THE REQUEST: Write out, word for word, the first line of the data below and every line after it through the one containing "text=black] (mk) at".

— BEGIN DATA LINES —

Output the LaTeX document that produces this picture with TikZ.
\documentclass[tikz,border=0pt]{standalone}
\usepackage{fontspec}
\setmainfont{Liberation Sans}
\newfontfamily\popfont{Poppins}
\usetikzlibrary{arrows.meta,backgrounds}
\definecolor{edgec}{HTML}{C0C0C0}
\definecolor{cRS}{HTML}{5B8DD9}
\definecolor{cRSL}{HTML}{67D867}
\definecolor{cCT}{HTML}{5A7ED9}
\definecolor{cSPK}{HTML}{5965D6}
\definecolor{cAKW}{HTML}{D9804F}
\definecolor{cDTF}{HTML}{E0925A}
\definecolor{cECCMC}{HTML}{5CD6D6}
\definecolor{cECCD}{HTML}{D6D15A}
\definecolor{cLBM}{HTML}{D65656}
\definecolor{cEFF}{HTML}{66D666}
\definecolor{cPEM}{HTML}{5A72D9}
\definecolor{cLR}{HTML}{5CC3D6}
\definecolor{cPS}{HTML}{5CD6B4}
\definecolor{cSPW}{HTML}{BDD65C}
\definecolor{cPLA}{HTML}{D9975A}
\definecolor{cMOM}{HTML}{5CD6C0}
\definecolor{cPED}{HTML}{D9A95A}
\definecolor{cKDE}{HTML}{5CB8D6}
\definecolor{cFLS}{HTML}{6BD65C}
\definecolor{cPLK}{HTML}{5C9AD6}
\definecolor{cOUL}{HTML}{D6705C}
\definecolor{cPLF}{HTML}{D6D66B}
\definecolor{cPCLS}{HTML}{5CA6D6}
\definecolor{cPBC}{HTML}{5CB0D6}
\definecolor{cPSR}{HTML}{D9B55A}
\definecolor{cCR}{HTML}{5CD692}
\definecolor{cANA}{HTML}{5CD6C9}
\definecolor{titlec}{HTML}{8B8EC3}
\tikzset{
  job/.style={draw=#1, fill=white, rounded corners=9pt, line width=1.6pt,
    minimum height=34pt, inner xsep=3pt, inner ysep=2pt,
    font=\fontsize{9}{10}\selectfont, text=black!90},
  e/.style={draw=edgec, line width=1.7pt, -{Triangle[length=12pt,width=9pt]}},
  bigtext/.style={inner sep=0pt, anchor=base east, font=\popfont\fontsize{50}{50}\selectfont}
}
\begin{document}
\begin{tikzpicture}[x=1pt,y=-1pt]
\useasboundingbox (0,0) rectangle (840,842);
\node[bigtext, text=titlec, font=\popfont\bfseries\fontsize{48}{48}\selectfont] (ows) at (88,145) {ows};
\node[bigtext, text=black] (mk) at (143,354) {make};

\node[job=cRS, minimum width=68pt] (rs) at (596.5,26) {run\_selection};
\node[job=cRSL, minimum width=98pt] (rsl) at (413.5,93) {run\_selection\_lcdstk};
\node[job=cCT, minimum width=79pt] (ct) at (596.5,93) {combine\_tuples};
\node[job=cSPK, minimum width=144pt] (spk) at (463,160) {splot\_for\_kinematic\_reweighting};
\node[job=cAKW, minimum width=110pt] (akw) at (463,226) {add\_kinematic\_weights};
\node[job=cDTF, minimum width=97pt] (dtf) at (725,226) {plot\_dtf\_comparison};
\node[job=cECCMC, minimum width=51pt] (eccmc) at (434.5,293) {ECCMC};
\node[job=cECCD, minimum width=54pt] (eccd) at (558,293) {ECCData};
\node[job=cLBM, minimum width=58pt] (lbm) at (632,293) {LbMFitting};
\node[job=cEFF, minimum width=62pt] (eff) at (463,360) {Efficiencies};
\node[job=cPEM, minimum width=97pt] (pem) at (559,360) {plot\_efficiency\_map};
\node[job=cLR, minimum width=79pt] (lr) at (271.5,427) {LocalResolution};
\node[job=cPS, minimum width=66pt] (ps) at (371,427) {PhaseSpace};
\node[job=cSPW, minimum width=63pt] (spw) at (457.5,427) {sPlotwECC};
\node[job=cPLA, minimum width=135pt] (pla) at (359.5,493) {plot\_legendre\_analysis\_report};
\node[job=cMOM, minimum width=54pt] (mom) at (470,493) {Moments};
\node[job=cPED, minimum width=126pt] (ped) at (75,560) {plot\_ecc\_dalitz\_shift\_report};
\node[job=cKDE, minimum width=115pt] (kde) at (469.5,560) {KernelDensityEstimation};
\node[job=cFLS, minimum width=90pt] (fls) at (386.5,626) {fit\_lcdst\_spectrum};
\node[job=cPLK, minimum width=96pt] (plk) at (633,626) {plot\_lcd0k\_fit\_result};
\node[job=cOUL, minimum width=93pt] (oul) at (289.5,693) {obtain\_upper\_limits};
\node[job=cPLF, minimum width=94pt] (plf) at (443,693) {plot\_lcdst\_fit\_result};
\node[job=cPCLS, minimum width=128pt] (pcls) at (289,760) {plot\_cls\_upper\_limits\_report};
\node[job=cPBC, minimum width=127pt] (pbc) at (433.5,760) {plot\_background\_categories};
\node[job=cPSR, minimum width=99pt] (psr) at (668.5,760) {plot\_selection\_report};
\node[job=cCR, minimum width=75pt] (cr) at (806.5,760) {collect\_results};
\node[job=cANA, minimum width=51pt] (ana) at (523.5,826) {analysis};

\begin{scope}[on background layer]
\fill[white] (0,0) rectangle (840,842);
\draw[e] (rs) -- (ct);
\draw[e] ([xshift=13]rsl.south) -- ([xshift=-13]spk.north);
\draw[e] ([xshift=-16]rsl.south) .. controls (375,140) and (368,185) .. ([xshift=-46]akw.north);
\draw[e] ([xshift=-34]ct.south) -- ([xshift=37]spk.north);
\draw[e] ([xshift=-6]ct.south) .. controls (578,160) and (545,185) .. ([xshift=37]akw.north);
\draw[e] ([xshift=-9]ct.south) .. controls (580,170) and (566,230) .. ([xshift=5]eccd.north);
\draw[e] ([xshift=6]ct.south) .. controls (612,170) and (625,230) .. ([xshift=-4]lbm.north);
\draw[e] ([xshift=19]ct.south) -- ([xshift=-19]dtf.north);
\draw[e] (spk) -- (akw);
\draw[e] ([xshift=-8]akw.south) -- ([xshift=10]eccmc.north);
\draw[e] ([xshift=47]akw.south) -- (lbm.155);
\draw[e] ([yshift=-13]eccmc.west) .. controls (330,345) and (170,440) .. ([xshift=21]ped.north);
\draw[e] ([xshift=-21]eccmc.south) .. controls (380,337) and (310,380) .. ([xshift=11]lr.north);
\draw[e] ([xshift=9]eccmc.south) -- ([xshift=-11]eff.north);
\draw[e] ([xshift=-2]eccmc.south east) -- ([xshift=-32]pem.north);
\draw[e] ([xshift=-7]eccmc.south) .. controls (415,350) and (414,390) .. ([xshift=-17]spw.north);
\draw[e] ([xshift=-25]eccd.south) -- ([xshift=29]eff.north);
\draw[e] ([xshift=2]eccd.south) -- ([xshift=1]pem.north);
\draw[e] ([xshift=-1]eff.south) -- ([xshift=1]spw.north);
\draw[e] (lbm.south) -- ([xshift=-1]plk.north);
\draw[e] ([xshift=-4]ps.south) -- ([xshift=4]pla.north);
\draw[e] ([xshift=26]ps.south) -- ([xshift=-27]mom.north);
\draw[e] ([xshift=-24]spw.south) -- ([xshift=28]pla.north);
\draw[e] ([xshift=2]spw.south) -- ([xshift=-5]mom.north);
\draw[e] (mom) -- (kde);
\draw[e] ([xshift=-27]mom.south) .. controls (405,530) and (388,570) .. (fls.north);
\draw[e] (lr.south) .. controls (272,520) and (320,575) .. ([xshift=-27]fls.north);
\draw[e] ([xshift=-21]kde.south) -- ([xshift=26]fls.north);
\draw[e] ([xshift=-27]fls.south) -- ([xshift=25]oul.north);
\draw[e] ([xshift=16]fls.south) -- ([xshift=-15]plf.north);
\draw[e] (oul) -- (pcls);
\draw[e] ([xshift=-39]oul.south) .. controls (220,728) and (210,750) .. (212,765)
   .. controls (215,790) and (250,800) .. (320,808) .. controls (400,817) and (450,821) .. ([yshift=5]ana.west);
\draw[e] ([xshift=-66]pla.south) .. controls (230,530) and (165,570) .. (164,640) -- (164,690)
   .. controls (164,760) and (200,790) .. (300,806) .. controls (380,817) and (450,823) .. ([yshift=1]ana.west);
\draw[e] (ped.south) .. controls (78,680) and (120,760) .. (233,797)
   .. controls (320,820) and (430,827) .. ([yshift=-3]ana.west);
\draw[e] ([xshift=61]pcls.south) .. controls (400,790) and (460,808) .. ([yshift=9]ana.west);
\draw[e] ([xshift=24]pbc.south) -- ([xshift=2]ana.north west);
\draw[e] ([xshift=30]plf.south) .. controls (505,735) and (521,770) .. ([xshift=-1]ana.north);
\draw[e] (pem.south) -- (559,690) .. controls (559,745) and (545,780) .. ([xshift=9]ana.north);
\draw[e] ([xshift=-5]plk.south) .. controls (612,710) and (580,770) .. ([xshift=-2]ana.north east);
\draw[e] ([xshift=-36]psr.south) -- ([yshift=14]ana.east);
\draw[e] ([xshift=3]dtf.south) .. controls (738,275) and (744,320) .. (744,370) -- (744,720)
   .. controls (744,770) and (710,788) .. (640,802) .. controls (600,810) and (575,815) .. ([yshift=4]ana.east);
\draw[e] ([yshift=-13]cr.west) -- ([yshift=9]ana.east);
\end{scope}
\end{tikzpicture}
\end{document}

— END DATA LINES —

RESPONSE BELOW:
Output the LaTeX document that produces this picture with TikZ.
\documentclass[tikz,border=0pt]{standalone}
\usepackage{fontspec}
\setmainfont{Liberation Sans}
\newfontfamily\popfont{Poppins}
\usetikzlibrary{arrows.meta,backgrounds}
\definecolor{edgec}{HTML}{C0C0C0}
\definecolor{cRS}{HTML}{5B8DD9}
\definecolor{cRSL}{HTML}{67D867}
\definecolor{cCT}{HTML}{5A7ED9}
\definecolor{cSPK}{HTML}{5965D6}
\definecolor{cAKW}{HTML}{D9804F}
\definecolor{cDTF}{HTML}{E0925A}
\definecolor{cECCMC}{HTML}{5CD6D6}
\definecolor{cECCD}{HTML}{D6D15A}
\definecolor{cLBM}{HTML}{D65656}
\definecolor{cEFF}{HTML}{66D666}
\definecolor{cPEM}{HTML}{5A72D9}
\definecolor{cLR}{HTML}{5CC3D6}
\definecolor{cPS}{HTML}{5CD6B4}
\definecolor{cSPW}{HTML}{BDD65C}
\definecolor{cPLA}{HTML}{D9975A}
\definecolor{cMOM}{HTML}{5CD6C0}
\definecolor{cPED}{HTML}{D9A95A}
\definecolor{cKDE}{HTML}{5CB8D6}
\definecolor{cFLS}{HTML}{6BD65C}
\definecolor{cPLK}{HTML}{5C9AD6}
\definecolor{cOUL}{HTML}{D6705C}
\definecolor{cPLF}{HTML}{D6D66B}
\definecolor{cPCLS}{HTML}{5CA6D6}
\definecolor{cPBC}{HTML}{5CB0D6}
\definecolor{cPSR}{HTML}{D9B55A}
\definecolor{cCR}{HTML}{5CD692}
\definecolor{cANA}{HTML}{5CD6C9}
\definecolor{titlec}{HTML}{8B8EC3}
\tikzset{
  job/.style={draw=#1, fill=white, rounded corners=9pt, line width=1.6pt,
    minimum height=34pt, inner xsep=3pt, inner ysep=2pt,
    font=\fontsize{9}{10}\selectfont, text=black!90},
  e/.style={draw=edgec, line width=1.7pt, -{Triangle[length=12pt,width=9pt]}},
  bigtext/.style={inner sep=0pt, anchor=base east, font=\popfont\fontsize{50}{50}\selectfont}
}
\begin{document}
\begin{tikzpicture}[x=1pt,y=-1pt]
\useasboundingbox (0,0) rectangle (840,842);
\node[bigtext, text=titlec, font=\popfont\bfseries\fontsize{48}{48}\selectfont] (ows) at (88,145) {ows};
\node[bigtext, text=black] (mk) at (143,354) {make};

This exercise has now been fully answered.